What these lines of thinking have in common is that when you’re focused on “what if” or “if only,” you’re either in the future or in the past; you’re not in the present moment. And it’s in the present moment where you get to grow by noticing your thoughts and actions and choosing ones that are the most healing.
The top five signs you are holding onto things you could let go of are:
1. You are constantly resentful or disappointed because things didn’t turn out like you hoped.
2. You find yourself consumed by the obsession of getting a particular outcome—it occupies all your thoughts as you constantly mull over different scenarios, distracting you during the day and even keeping you awake at night.
3. You feel depressed or anxious about the situation.
4. You keep repeating the same actions, hoping to see a different result.
It can be really scary to let go of the outcome—to step back and accept that we can’t control it. But I can also tell you that the most magical and amazing things start to happen when you do. Regardless of the actual result, just imagine going through a day with the extra energy you’ll get when you stop hanging on so tight.

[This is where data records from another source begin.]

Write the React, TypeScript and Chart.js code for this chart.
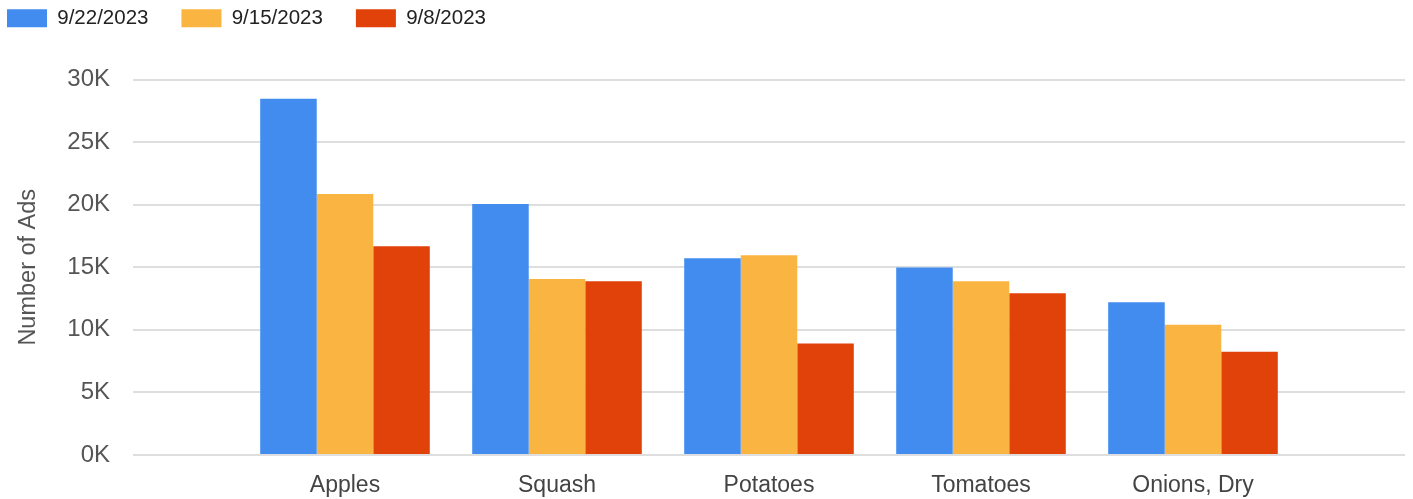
import React, { useEffect, useRef } from "react";
import { Chart, registerables } from "chart.js";

Chart.register(...registerables);

const categories = ["Apples", "Squash", "Potatoes", "Tomatoes", "Onions, Dry"];
const seriesNames = ["9/22/2023", "9/15/2023", "9/8/2023"];
const values922 = [28460, 20060, 15710, 14990, 12210];
const values915 = [20860, 14060, 15950, 13880, 10400];
const values98 = [16670, 13880, 8910, 12920, 8250];
const seriesColors = ["#428CF0", "#FAB441", "#E0420A"];
const yTicks = [0, 5000, 10000, 15000, 20000, 25000, 30000];

const FONT = "'Liberation Sans', Arial, sans-serif";

export default function App() {
  const ref = useRef<HTMLCanvasElement | null>(null);

  useEffect(() => {
    if (!ref.current) return;
    const pad = (arr: number[]) => [null, ...arr, null];
    const labels = ["", ...categories, ""];
    const legendShift = {
      id: "legendShift",
      afterLayout(chart: any) {
        const l = chart.legend;
        if (l) {
          l.left = -26;
          l.top = -25;
        }
      },
    };
    const chart = new Chart(ref.current, {
      type: "bar",
      data: {
        labels,
        datasets: [values922, values915, values98].map((v, i) => ({
          label: seriesNames[i],
          data: pad(v),
          backgroundColor: seriesColors[i],
          borderWidth: 0,
          categoryPercentage: 0.8,
          barPercentage: 1.0,
        })),
      },
      options: {
        animation: false,
        responsive: false,
        maintainAspectRatio: false,
        layout: { padding: { left: 0, right: 8, top: 16, bottom: 0 } },
        plugins: {
          tooltip: { enabled: false },
          legend: {
            position: "top",
            align: "start",
            labels: {
              boxWidth: 40,
              boxHeight: 18,
              padding: 33,
              color: "#222",
              font: { family: FONT, size: 20.5 },
            },
          },
        },
        scales: {
          x: {
            offset: false,
            grid: { display: false, drawTicks: false },
            border: { display: false },
            afterFit: (s: any) => {
              s.height = 44;
              s.paddingLeft = 0;
              s.paddingRight = 0;
            },
            ticks: {
              padding: 17,
              color: "#444",
              autoSkip: false,
              maxRotation: 0,
              font: { family: FONT, size: 23 },
            },
          },
          y: {
            min: 0,
            max: 30000,
            afterFit: (s: any) => {
              s.width = 133;
            },
            afterBuildTicks: (s: any) => {
              s.ticks = yTicks.map((v) => ({ value: v }));
            },
            grid: { color: "#dedede", lineWidth: 2, drawTicks: false },
            border: { display: false },
            ticks: {
              padding: 23,
              color: "#555",
              font: { family: FONT, size: 24 },
              callback: (v: any) => `${Number(v) / 1000}K`,
            },
            title: {
              display: true,
              text: "Number of Ads",
              color: "#555",
              font: { family: FONT, size: 23.5 },
              padding: { top: 14, bottom: 0 },
            },
          },
        },
      },
      plugins: [legendShift],
    });
    return () => chart.destroy();
  }, []);

  return (
    <div style={{ position: "fixed", left: 0, top: 0, width: 1413, height: 499, background: "#fff" }}>
      <canvas ref={ref} width={1413} height={499} style={{ width: 1413, height: 499, display: "block" }} />
    </div>
  );
}
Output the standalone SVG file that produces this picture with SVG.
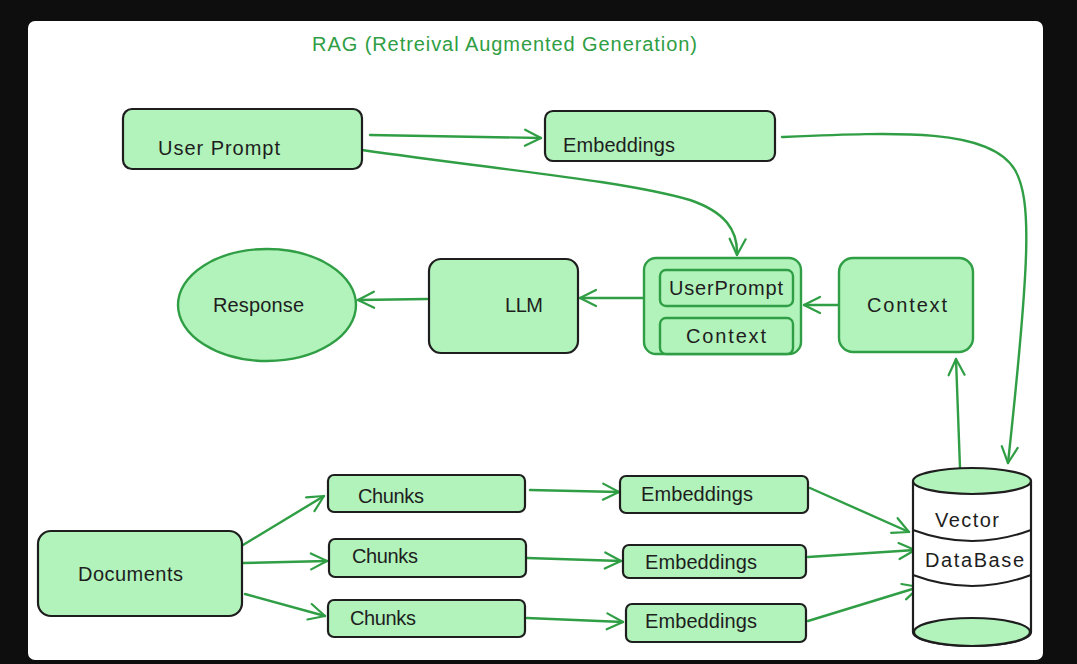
<svg xmlns="http://www.w3.org/2000/svg" width="1077" height="664" viewBox="0 0 1077 664">
<defs>
<marker id="ah" viewBox="0 0 20 20" refX="18" refY="10" markerWidth="20" markerHeight="20" markerUnits="userSpaceOnUse" orient="auto">
<path d="M2,2 L18,10 L2,18" fill="none" stroke="#2f9e44" stroke-width="2.2" stroke-linecap="round" stroke-linejoin="round"/>
</marker>
<style>
.nd{fill:#b2f2bb;stroke:#1e1e1e;stroke-width:2.2}
.ng{fill:#b2f2bb;stroke:#2f9e44;stroke-width:2.4}
.t{font-family:"Liberation Sans",Arial,sans-serif;font-size:20px;fill:#1e1e1e}
.c{fill:none;stroke:#2f9e44;stroke-width:2.4;stroke-linecap:round;marker-end:url(#ah)}
</style>
</defs>
<rect x="0" y="0" width="1077" height="664" fill="#0e0e0e"/>
<rect x="28" y="21" width="1015" height="639" rx="7" fill="#ffffff"/>
<text x="312" y="51" style="font-family:'Liberation Sans',Arial,sans-serif;font-size:20px;fill:#2f9e44" textLength="385">RAG (Retreival Augmented Generation)</text>

<g id="connectors">
<path class="c" d="M370,135 L541,138"/>
<path class="c" d="M782,137 C900,132 990,128 1015,170 C1032,200 1030,260 1008,463"/>
<path class="c" d="M362,150 C500,170 620,180 690,200 C725,212 738,230 737,255"/>
<path class="c" d="M838,305 L804,305"/>
<path class="c" d="M643,298 L580,298"/>
<path class="c" d="M427,299 L358,300"/>
<path class="c" d="M960,468 L956,359"/>
<path class="c" d="M243,545 L324,496"/>
<path class="c" d="M243,563 L327,561"/>
<path class="c" d="M245,594 L325,616"/>
<path class="c" d="M530,490 L619,492"/>
<path class="c" d="M527,558 L621,561"/>
<path class="c" d="M527,618 L623,622"/>
<path class="c" d="M810,488 L909,532"/>
<path class="c" d="M808,557 L915,550"/>
<path class="c" d="M808,621 L919,587"/>
</g>

<g id="user-prompt">
<rect class="nd" x="123" y="109" width="239" height="60" rx="9"/>
<text class="t" x="158" y="155" textLength="122">User Prompt</text>
</g>
<g id="embeddings-top">
<rect class="nd" x="545" y="111" width="230" height="50" rx="8"/>
<text class="t" x="563" y="152" textLength="112">Embeddings</text>
</g>
<g id="response">
<ellipse class="ng" cx="267" cy="305" rx="89" ry="56"/>
<text class="t" x="213" y="312" textLength="91">Response</text>
</g>
<g id="llm">
<rect class="nd" x="429" y="259" width="149" height="94" rx="12"/>
<text class="t" x="505" y="312" textLength="38">LLM</text>
</g>
<g id="prompt-context">
<rect class="ng" x="644" y="258" width="157" height="96" rx="12"/>
<rect class="ng" x="660" y="270" width="133" height="36" rx="6"/>
<text class="t" x="669" y="295" textLength="114">UserPrompt</text>
<rect class="ng" x="660" y="318" width="133" height="36" rx="6"/>
<text class="t" x="686" y="343" textLength="80">Context</text>
</g>
<g id="context">
<rect class="ng" x="839" y="258" width="134" height="94" rx="14"/>
<text class="t" x="867" y="312" textLength="80">Context</text>
</g>
<g id="vector-db">
<path d="M913,481 L913,632 A59,14 0 0 0 1031,632 L1031,481" fill="#ffffff" stroke="#1e1e1e" stroke-width="2.2"/>
<ellipse cx="972" cy="632" rx="58" ry="14" fill="#b2f2bb" stroke="#1e1e1e" stroke-width="2.2"/>
<ellipse cx="972" cy="481" rx="59" ry="13" fill="#b2f2bb" stroke="#1e1e1e" stroke-width="2.2"/>
<path d="M913,530 Q972,552 1031,530" fill="none" stroke="#1e1e1e" stroke-width="2"/>
<path d="M913,575 Q972,597 1031,575" fill="none" stroke="#1e1e1e" stroke-width="2"/>
<text class="t" x="935" y="527" textLength="64">Vector</text>
<text class="t" x="925" y="567" textLength="99">DataBase</text>
</g>
<g id="documents">
<rect class="nd" x="38" y="531" width="204" height="85" rx="13"/>
<text class="t" x="78" y="581" textLength="105">Documents</text>
</g>
<g id="chunks-1">
<rect class="nd" x="328" y="475" width="197" height="37" rx="6"/>
<text class="t" x="358" y="503" textLength="66">Chunks</text>
</g>
<g id="chunks-2">
<rect class="nd" x="329" y="539" width="197" height="38" rx="6"/>
<text class="t" x="352" y="563" textLength="66">Chunks</text>
</g>
<g id="chunks-3">
<rect class="nd" x="328" y="600" width="197" height="37" rx="6"/>
<text class="t" x="350" y="625" textLength="66">Chunks</text>
</g>
<g id="embeddings-1">
<rect class="nd" x="620" y="476" width="188" height="37" rx="6"/>
<text class="t" x="641" y="501" textLength="112">Embeddings</text>
</g>
<g id="embeddings-2">
<rect class="nd" x="623" y="545" width="183" height="33" rx="6"/>
<text class="t" x="645" y="569" textLength="112">Embeddings</text>
</g>
<g id="embeddings-3">
<rect class="nd" x="626" y="604" width="180" height="38" rx="6"/>
<text class="t" x="645" y="628" textLength="112">Embeddings</text>
</g>
</svg>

The extra bonus is that even when something doesn’t go particularly well, you’re in much better shape to handle it, and you’ll have an easier time staying in a growth mindset and avoiding relapse or other harmful behaviors.
Writing is one useful tool that can help you let go. If there is a situation you’re obsessing about—whether it’s something that already happened or something that hasn’t happened yet (and may never happen), writing about it can release it from your mind so you can focus on the present moment again.
You can let go even further by physically releasing the situation that you wrote about. You can destroy the piece of paper by tearing it up or burning it, or you can even put it through your shredder.
I have a “letting go” box where I place my troubles. It’s actually an old coffee can that a friend decorated for me. There is a slot in the lid where I can place the notes I’ve written, and the top is glued on so I can’t take my troubles back.
Letting go is a leap of faith, but what have you got to lose? To borrow a phrase used in addiction recovery programs, we will gladly refund your misery if it doesn’t work.